What’s the most useful thing you’ve learned here (so far)?
Being able to work with different people. We have an open office space, and it’s great working in an environment where you’re never really going to be isolated. Plus, with the open office space, you have to learn how to work with different personality types. That was a skill I definitely gained working at 50.
It was also good to learn that, even though this a business and this is a job, there’s a personal side to every interaction, and you have to keep that in mind. It can’t always be all business, and it can’t always be all personal. There has to be a healthy balance. When I first started working, I thought, “This is work! We’re supposed to just be working.”. But, since working at 50—especially with how things have been changing here in the last six months—I really see how making people happier and more comfortable at work noticeably improves business.

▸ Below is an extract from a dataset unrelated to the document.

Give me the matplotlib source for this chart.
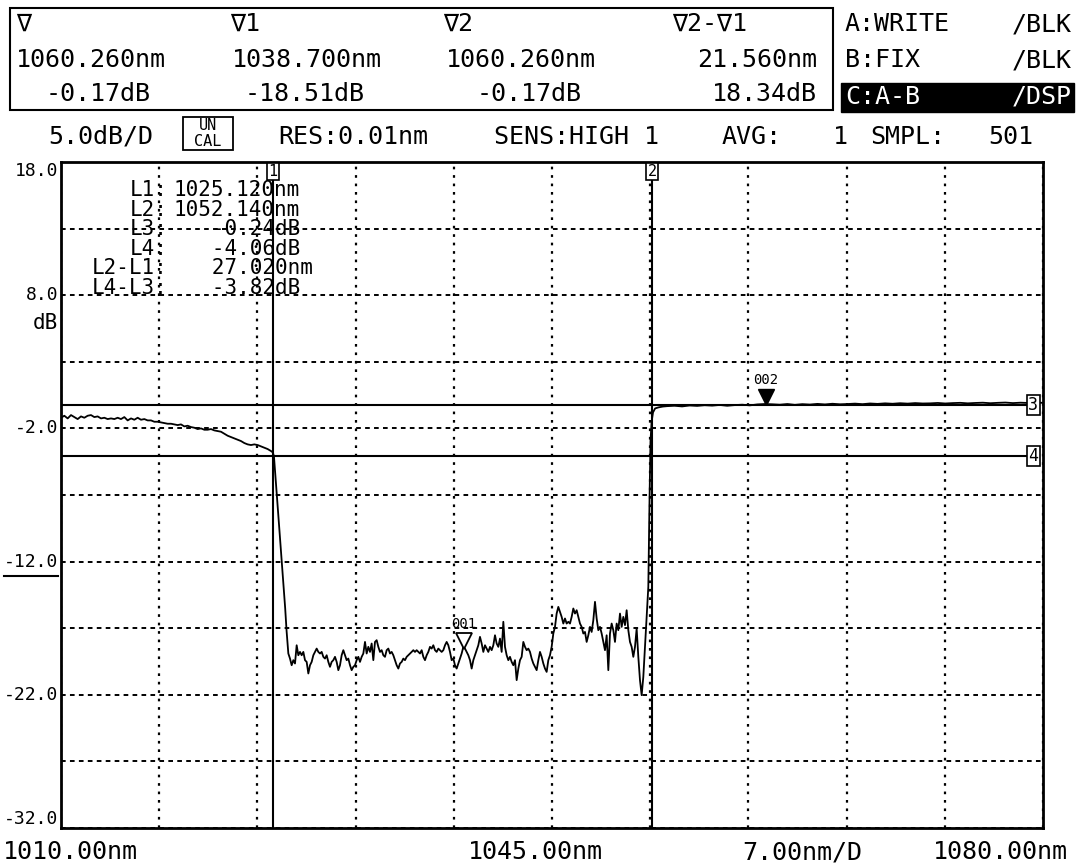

What do you do for fun outside of the office?
I like reading. I love reading articles about anything and everything I can, because I like just knowing things, no matter what it is. I just bought Elon Musk’s biography this morning. I like thinking about the future and where things are going, so, for me, Elon is the most interesting person talking about those things right now. I also watch a lot of TV with my girlfriend. And I’m a big basketball fan—that’s probably the biggest thing for me. I love the NBA.
Did you know Jack helps with NBA stats on their website?
I think I saw that. Did he mention that in his Meet the Team?
Yes, he did! Talk about Meet the Team Inception, right?